JACQUES BODIN

De dos VII
Huile sur toile, 185/145 cm
__________________________
Description objective
De dos VII est une huile sur toile de grand format (185 x 145 cm), réalisée en 1995. La scène représente une jeune femme vue de dos, en train de retirer un pull rouge, le dos à demi dénudé, debout dans une prairie sauvage et luxuriante. L’arrière-plan est composé d’une végétation foisonnante, baignée d’une lumière estivale diffuse qui filtre entre les feuillages. Le rendu est d’un réalisme saisissant, avec une attention extrême portée aux détails des fleurs, des tiges, des ombres et des textures.
Analyse et interprétation
La composition met en scène une figure humaine au centre d’un décor naturel, absorbée par l’acte de se dévêtir. Ce geste simple prend ici une dimension quasi rituelle, comme une offrande silencieuse à la nature. L’anonymat du personnage — que l’on ne voit jamais de face — renforce cette lecture universelle : ce n’est pas un individu précis, mais l’humain dans sa relation à l’environnement.
Le geste de se dévêtir n’est pas anodin : il évoque une mise à nu symbolique, une vulnérabilité, voire une humilité face à la nature.

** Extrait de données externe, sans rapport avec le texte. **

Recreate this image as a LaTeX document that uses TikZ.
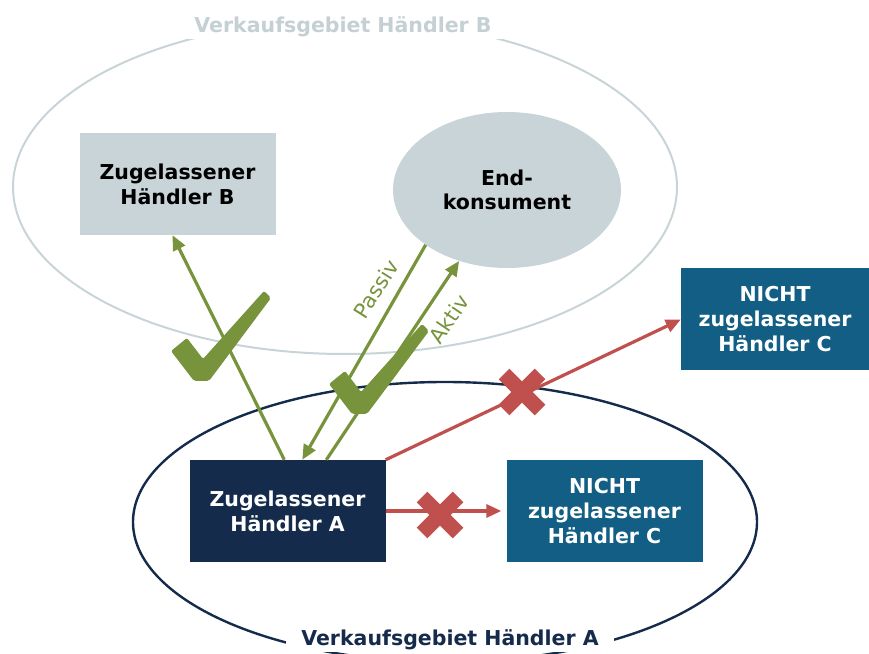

Le personnage semble presque s’absoudre dans le paysage, comme s’il abandonnait les signes de la civilisation pour se reconnecter à une forme de pureté originelle. Ce dépouillement possède aussi une charge presque religieuse : le corps, offert à la lumière et au vivant, entre dans une forme de communion silencieuse.
Mais il subsiste également une ambiguïté troublante : l’apparente innocence de la scène est teintée d’un léger érotisme, discret, mais présent. Ce jeu subtil entre candeur et sensualité accentue la force émotionnelle de l’image, sans jamais tomber dans la provocation. Bodin semble jouer sur cette tension, pour inviter à réfléchir à notre regard : qu’est-ce qui est naturel, qu’est-ce qui est culturel ?
Synthèse
Ce tableau touche par sa beauté plastique, bien sûr, mais surtout par la profondeur poétique et symbolique qu’il dégage. Le traitement de la lumière et de la végétation est absolument magnifique : on croirait presque entendre les insectes voler ou sentir le parfum de l’herbe.
Ce qui marque le plus, c’est cette ambivalence volontaire : entre l’innocence enfantine (est ce une jeune femme ou un adolescent qui est représenté? ) et une forme de sensualité, entre solitude et célébration, entre hyperréalisme et évocation spirituelle. Il y a là une force de suggestion étonnante, un équilibre très juste entre technique picturale et émotion.
Conclusion
De dos VII est une œuvre à la fois intime et universelle. Elle illustre parfaitement la puissance évocatrice de l’hyperréalisme, non pas comme une simple reproduction du visible, mais comme une porte d’entrée vers le sensible et le symbolique. Par une mise en scène à la fois simple et énigmatique, le peintre nous rappelle notre fragilité face à la nature, tout en réaffirmant la beauté du corps humain dans son état le plus naturel. C’est une œuvre qui interpelle, trouble et émeut à la fois.